There are so many reasons to have a .22 that I just can’t see why anybody that shoots shouldn’t have at least one. First of all, they are just plain fun. Nonexistent recoil, minimal noise and cheap ammo provide for hours of plinking fun. It is truly a sad childhood that doesn’t include some memories of bouncing tin cans around with a .22 rifle.

Because they are so nonthreatening, they are the best way to introduce newbies to the shooting sports. Most .22s are fairly light and come in so many configurations that it is easy to find one to conform to any body type from the little Cricket for your 5 year old to the ubiquitous Ruger 10/22.

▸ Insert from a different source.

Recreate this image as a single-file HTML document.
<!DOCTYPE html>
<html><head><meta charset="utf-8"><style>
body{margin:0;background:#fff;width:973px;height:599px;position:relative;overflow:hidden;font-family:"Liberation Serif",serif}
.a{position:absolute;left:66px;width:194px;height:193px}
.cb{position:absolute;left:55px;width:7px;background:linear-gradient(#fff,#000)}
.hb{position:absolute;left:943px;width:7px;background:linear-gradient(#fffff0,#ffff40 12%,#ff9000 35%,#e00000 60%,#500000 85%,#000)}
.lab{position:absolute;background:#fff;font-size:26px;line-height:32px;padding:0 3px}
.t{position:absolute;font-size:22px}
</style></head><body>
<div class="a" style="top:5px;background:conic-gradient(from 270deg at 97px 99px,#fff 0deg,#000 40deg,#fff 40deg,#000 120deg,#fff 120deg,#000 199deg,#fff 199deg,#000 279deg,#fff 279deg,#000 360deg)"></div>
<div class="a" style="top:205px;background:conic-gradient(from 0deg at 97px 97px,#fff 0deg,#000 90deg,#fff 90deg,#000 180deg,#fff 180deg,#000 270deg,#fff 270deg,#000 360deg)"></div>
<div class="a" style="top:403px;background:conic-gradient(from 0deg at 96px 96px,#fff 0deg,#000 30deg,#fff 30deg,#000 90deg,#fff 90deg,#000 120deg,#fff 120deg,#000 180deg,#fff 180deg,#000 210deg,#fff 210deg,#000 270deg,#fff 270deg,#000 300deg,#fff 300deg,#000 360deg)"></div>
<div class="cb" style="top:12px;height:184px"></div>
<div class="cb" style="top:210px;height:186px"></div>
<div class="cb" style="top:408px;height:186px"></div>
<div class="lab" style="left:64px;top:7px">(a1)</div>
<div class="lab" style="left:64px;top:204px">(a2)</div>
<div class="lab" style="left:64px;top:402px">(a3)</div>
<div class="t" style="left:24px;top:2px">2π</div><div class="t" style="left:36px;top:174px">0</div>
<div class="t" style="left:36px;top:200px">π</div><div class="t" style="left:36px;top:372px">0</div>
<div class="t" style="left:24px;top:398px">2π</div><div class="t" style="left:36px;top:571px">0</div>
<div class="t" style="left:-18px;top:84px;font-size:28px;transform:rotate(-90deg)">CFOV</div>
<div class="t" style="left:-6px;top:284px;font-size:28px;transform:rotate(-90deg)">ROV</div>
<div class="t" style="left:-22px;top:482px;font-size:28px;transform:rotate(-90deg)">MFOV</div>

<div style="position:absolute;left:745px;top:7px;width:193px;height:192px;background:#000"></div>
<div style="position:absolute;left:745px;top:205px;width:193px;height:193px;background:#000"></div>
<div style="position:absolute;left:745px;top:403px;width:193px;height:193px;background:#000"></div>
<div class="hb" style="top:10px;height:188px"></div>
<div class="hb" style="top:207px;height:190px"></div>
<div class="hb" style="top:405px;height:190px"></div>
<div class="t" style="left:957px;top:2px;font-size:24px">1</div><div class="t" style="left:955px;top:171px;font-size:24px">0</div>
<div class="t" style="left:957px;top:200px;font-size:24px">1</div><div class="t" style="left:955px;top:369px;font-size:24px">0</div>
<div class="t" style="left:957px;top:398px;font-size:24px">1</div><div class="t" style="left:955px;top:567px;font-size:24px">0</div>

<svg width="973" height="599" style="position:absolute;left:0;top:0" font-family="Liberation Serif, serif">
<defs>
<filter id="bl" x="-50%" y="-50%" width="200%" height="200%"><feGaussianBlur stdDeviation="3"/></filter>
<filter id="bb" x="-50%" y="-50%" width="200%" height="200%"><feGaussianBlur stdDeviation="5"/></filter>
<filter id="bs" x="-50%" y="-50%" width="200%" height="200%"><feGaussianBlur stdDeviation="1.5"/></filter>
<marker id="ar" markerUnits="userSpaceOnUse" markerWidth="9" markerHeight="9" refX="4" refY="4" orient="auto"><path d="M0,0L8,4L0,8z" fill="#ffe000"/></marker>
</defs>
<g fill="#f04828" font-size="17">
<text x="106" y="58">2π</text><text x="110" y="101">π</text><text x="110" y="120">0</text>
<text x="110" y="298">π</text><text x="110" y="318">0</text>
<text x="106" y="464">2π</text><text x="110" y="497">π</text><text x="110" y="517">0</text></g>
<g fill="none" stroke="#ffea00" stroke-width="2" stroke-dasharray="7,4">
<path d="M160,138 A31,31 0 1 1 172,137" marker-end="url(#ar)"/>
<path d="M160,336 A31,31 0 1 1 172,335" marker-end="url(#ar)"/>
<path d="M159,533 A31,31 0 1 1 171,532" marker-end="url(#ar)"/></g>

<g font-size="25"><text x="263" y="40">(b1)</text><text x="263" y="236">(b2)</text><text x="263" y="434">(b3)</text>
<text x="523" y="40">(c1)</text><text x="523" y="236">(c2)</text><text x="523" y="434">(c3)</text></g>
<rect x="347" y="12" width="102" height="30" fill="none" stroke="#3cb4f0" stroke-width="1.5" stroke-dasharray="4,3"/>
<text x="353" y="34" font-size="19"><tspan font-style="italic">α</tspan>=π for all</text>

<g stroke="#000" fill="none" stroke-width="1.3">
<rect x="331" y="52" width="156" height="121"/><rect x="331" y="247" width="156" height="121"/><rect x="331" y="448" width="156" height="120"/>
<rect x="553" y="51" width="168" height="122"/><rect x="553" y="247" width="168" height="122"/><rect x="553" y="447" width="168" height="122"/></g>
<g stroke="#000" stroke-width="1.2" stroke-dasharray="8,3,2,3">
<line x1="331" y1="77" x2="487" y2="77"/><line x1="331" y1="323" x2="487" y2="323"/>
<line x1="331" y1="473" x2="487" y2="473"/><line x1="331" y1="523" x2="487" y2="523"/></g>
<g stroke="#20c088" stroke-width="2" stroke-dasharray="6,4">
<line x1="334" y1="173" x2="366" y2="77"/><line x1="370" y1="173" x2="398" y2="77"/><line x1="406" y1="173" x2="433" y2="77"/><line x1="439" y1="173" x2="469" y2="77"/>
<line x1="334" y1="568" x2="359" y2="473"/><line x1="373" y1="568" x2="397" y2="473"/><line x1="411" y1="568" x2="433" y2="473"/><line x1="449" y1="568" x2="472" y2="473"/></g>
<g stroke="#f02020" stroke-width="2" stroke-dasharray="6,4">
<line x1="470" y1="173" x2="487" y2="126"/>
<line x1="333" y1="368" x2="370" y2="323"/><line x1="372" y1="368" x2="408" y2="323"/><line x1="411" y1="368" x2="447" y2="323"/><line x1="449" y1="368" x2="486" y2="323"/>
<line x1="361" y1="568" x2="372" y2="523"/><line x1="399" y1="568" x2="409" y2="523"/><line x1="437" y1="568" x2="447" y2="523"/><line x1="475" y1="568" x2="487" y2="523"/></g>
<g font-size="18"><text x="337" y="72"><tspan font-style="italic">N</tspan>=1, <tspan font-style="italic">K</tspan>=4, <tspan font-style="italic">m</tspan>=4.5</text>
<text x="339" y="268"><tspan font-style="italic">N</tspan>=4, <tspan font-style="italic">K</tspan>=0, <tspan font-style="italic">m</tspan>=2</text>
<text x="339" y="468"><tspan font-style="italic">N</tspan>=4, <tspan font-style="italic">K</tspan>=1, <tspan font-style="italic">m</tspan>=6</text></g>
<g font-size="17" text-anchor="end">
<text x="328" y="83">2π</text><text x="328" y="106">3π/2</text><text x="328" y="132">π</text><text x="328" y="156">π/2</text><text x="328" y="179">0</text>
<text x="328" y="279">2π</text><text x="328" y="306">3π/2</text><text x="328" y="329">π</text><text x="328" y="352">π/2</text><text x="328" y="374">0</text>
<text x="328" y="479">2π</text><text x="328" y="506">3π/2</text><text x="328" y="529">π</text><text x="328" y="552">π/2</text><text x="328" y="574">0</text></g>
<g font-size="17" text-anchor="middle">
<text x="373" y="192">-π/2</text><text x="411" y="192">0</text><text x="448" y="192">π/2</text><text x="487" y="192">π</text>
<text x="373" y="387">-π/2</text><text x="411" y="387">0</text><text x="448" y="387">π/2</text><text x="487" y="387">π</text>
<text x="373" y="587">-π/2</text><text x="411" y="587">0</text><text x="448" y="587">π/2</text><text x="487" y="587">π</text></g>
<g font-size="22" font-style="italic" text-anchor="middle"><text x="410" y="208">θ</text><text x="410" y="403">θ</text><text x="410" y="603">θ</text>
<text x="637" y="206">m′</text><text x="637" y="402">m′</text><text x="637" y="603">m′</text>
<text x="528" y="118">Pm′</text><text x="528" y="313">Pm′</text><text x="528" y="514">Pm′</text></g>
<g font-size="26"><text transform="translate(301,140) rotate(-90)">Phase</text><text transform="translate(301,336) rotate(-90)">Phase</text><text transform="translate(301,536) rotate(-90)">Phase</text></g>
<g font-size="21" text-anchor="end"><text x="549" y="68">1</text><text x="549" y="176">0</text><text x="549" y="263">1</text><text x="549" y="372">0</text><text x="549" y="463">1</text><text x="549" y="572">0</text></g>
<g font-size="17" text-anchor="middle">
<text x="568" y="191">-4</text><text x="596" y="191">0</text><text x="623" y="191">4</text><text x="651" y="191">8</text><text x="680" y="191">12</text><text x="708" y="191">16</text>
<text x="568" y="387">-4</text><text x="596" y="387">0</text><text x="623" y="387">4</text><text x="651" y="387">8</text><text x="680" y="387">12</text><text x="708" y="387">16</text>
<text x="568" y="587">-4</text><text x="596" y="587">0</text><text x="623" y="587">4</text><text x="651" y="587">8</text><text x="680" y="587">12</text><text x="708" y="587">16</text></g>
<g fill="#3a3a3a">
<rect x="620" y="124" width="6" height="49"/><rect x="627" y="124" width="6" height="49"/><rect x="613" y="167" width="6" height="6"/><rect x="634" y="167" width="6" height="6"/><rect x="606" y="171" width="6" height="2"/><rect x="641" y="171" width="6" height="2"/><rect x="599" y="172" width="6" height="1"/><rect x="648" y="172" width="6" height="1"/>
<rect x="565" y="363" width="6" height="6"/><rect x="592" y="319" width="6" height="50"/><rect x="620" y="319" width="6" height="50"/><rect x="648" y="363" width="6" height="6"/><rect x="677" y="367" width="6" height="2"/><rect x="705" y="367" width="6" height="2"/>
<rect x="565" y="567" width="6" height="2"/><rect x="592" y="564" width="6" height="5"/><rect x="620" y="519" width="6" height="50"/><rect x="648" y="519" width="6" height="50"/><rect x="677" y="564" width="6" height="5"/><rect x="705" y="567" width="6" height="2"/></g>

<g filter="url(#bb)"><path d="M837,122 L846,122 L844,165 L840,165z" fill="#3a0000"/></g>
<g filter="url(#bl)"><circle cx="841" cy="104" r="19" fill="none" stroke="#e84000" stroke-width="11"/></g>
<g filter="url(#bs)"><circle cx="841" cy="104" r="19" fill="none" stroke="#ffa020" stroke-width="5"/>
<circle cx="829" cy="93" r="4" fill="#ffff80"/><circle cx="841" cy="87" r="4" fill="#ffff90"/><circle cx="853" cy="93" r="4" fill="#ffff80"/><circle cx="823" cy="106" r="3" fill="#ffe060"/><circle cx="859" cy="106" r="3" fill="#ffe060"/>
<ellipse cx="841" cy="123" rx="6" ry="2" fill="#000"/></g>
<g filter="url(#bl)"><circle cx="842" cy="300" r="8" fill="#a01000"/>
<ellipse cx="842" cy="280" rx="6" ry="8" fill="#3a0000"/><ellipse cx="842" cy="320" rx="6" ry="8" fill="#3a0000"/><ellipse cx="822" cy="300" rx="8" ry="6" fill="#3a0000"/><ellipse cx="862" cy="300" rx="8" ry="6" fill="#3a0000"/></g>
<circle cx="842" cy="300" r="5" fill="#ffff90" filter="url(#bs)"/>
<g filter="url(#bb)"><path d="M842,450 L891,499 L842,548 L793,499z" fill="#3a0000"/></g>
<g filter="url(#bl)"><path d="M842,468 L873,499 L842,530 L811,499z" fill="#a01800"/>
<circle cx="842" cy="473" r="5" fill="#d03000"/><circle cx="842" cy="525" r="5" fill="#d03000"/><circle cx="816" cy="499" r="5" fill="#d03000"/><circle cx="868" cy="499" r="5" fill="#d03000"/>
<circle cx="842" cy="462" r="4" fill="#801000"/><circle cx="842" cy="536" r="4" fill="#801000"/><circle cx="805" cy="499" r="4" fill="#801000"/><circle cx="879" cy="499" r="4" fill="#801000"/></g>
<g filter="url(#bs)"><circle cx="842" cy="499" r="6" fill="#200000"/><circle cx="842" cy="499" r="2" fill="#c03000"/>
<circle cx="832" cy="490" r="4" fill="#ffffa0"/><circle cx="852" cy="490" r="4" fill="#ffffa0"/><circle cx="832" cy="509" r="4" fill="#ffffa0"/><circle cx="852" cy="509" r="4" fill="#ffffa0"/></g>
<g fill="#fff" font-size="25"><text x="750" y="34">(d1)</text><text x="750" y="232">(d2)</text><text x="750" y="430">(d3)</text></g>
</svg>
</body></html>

Every serious shooter should have a .22. Handgunners can get everything from a 1911 clone to a single action revolver chambered in .22 long rifle. Several manufacturers provide them in AR platforms, and just about everybody makes a .22 variant of their bolt-action rifles including the popular Ruger Precision Rifle. Having a .22 version of your serious shooter allows for inexpensive practice. You can work on firearm manipulation, positional shooting and trigger control for pennies compared to the price of centerfire ammo.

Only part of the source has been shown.